The road from Tríkala northwest to Kalambáka is mesmerisingly boring – until suddenly out of nowhere a forest of sandstone pillars appears, rising straight up from the valley floor. Eroded, iron grey and water scarred, their sometimes stubby, sometimes pointed pinnacles are visible for miles, and from a distance they look as two-dimensional as a cartoon backdrop.
More than 800 smooth and windswept rocks, some over 360m high cover 20km2. Geologists drily call it debris left over from a primeval river delta that the earth pushed up to create a lofty, fault-filled plateau 60 million years ago, but it’s really the mighty Pindus range’s last and greatest conjuring trick, a spectacular geographical non sequitur, before it releases its spell on the landscape and subsides into the dull Thessalian plain.
Even if monks of old had not built in its improbable recesses and on its inaccessible peaks, the area would still be visited for the sheer grandeur of its scenery. Meteora (Μετέωρα) means ‘things hovering in the air’ – as in meteor – as apt a name for the rocks themselves as it is for the stupendous and unforgettable monasteries that crown them. Hiking among the rocks is magical, and, if you’re very lucky, you might see a critically endangered Egyptian vulture – one of the last breeding pairs nests in the pinnacles.
Two villages provide the closest base for visiting: big bustling Kalambáka (Καλαμπάκα), formerly the Byzantine town of Stagoi, renamed ‘strong castle’ kale mpak in Turkish – but burned to the ground by the Germans in 1943 – and traditional, smaller Kastráki (Καστράκι) closer to the monasteries. It is marvellously photogenic, but what you won’t see in most pictures are the dozens of tour buses parked under each monastery and the long snaking queues trundling up the steps. Try to go early in the day or out of season.
The magical setting first attracted people 130,000 years ago; the cave of Theópetra (3km south of Kalambáka) is famous for its extraordinarily long period of human habitation. But what is bizarre, given the ancient Greek penchant for telling stories about every river, spring and mountain, is that, as far as anyone knows, Meteora was never mentioned in antiquity. Not once. It was, however, a magnet for spiritual athletes: a ragtag group of misanthropic hermits came seeking salvation in Meteora’s clefts and caves, perhaps as early as the 8th century ad, although no one mentioned them until the 11th century.

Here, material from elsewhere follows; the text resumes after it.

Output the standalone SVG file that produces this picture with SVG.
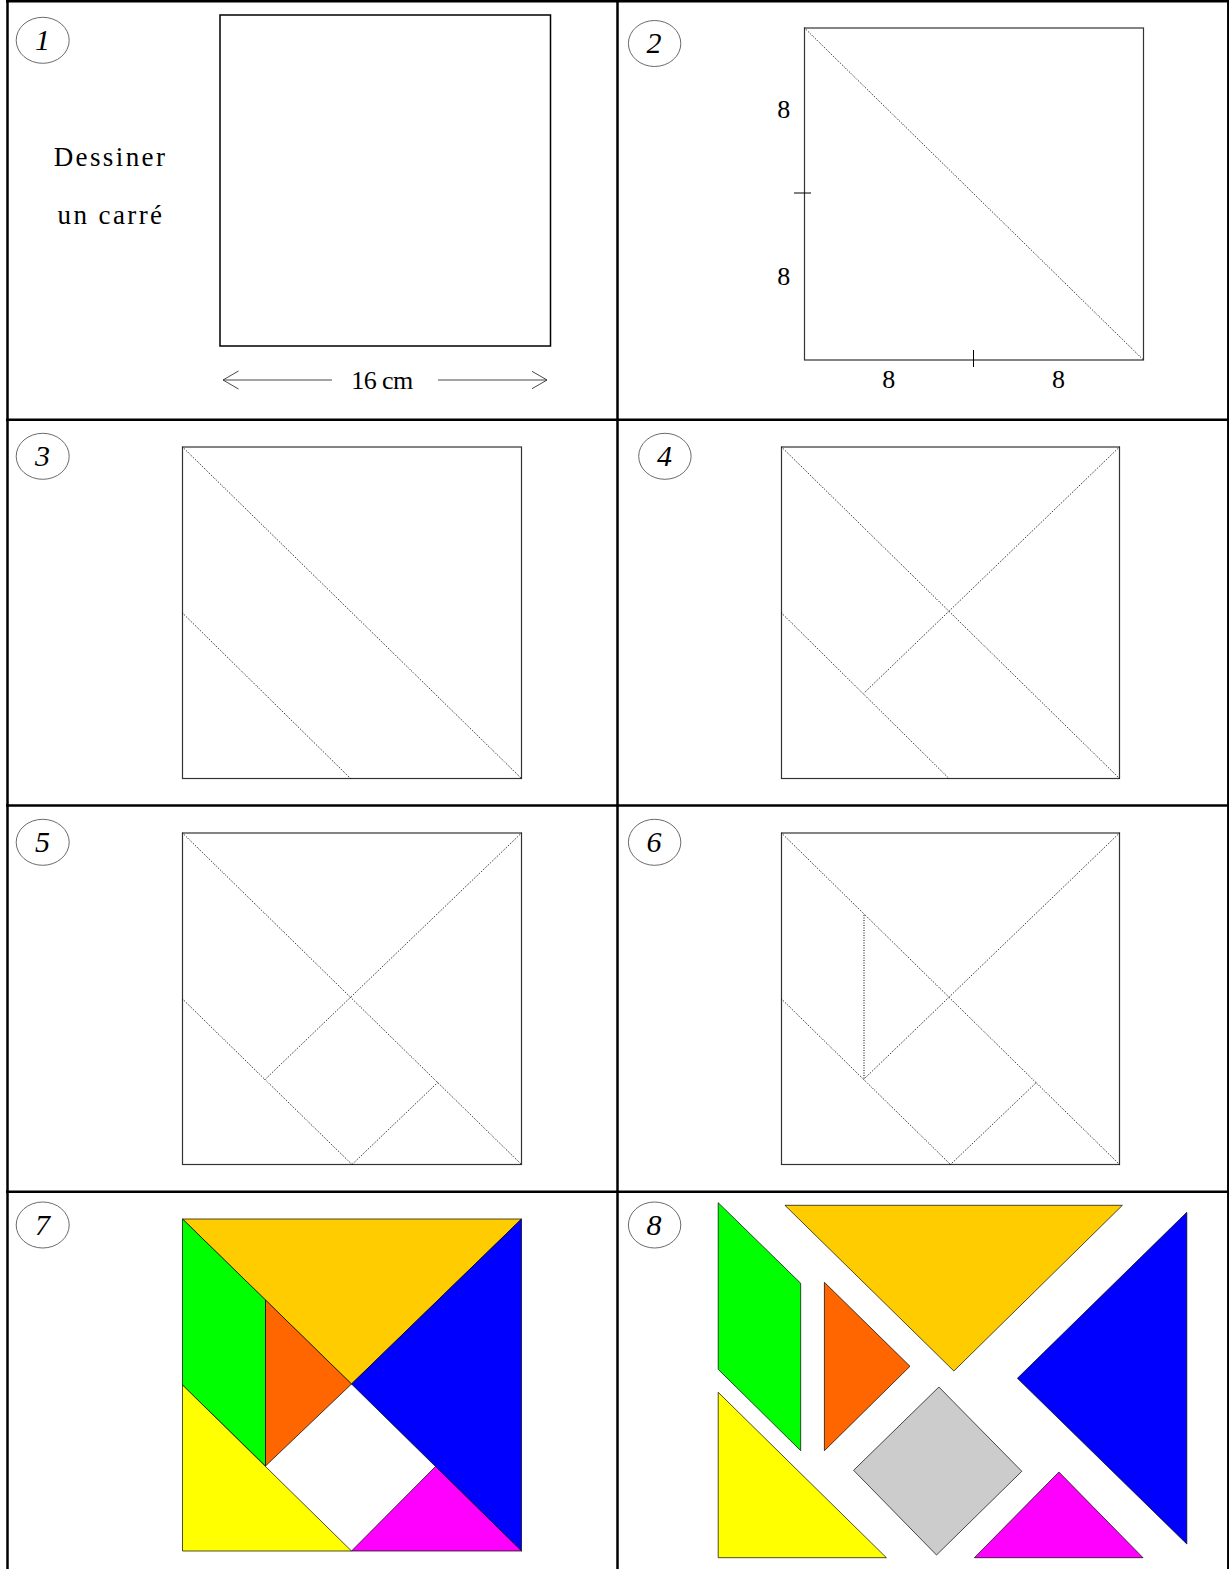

A small proto-monastic community developed at Doúpiani (present-day Kastráki), and built a small church to serve their few communal liturgical needs. Then, in 1336, Athanásios, a monk from Athos, founded the Great Meteora, the first monastery set at the very summit of the pinnacles themselves. This and subsequent monasteries were coenobitic, which stressed hierarchical communal living – the kind of monasticism preferred by the Orthodox church to wild-eyed hermits in lonely caves who often ignored or, worse, challenged the church’s authority and its more worldly approach to salvation.
As these grander monuments to Orthodoxy sprang up, the hermits might have been forgiven for doubting whether the absence of solitude and conspicuous wealth made Holy Contemplation any easier. The monasteries got an improbable boost in the Middle Ages during the shortlived Serbian interlude in Thessaly, thanks to the piety of their kings. Under the Ottomans, after serious initial setbacks, Meteora recovered and by the reign of Suleiman the Magnificent (1520–66) there were 13 substantial monasteries, replete with wooden galleries, corniced rooftops, and frescoed katholikóns, along with 20 smaller establishments.
The second most important clutch of Orthodox monasteries after Athos itself, they were well endowed by princes hoping for salvation, owning lands as far away as Moldavia and Wallachia. Ironically, their decline began with Greek independence in 1830. The new state did not include Thessaly, leaving the monasteries suspended in the Ottoman Empire, as many monks abandoned them for the new Greek state. The six survivors (two are now convents), the massif and the village of Kastráki are now a UNESCO World Heritage Site, but Meteora’s renaissance as a megatourist attraction has a downside.
If the mere fact of coenobitic monasticism made contemplation difficult early on, then any monk at today’s Meteora is surely facing an uphill battle to sanctity, guarding the door against insensitive tourists with uncovered knees, and flogging postcards, icons and tourist tat. The fact that they now charge admission emphasises the fact that these once vital monasteries have become museums, glorious paeans to things that once were and never will be again.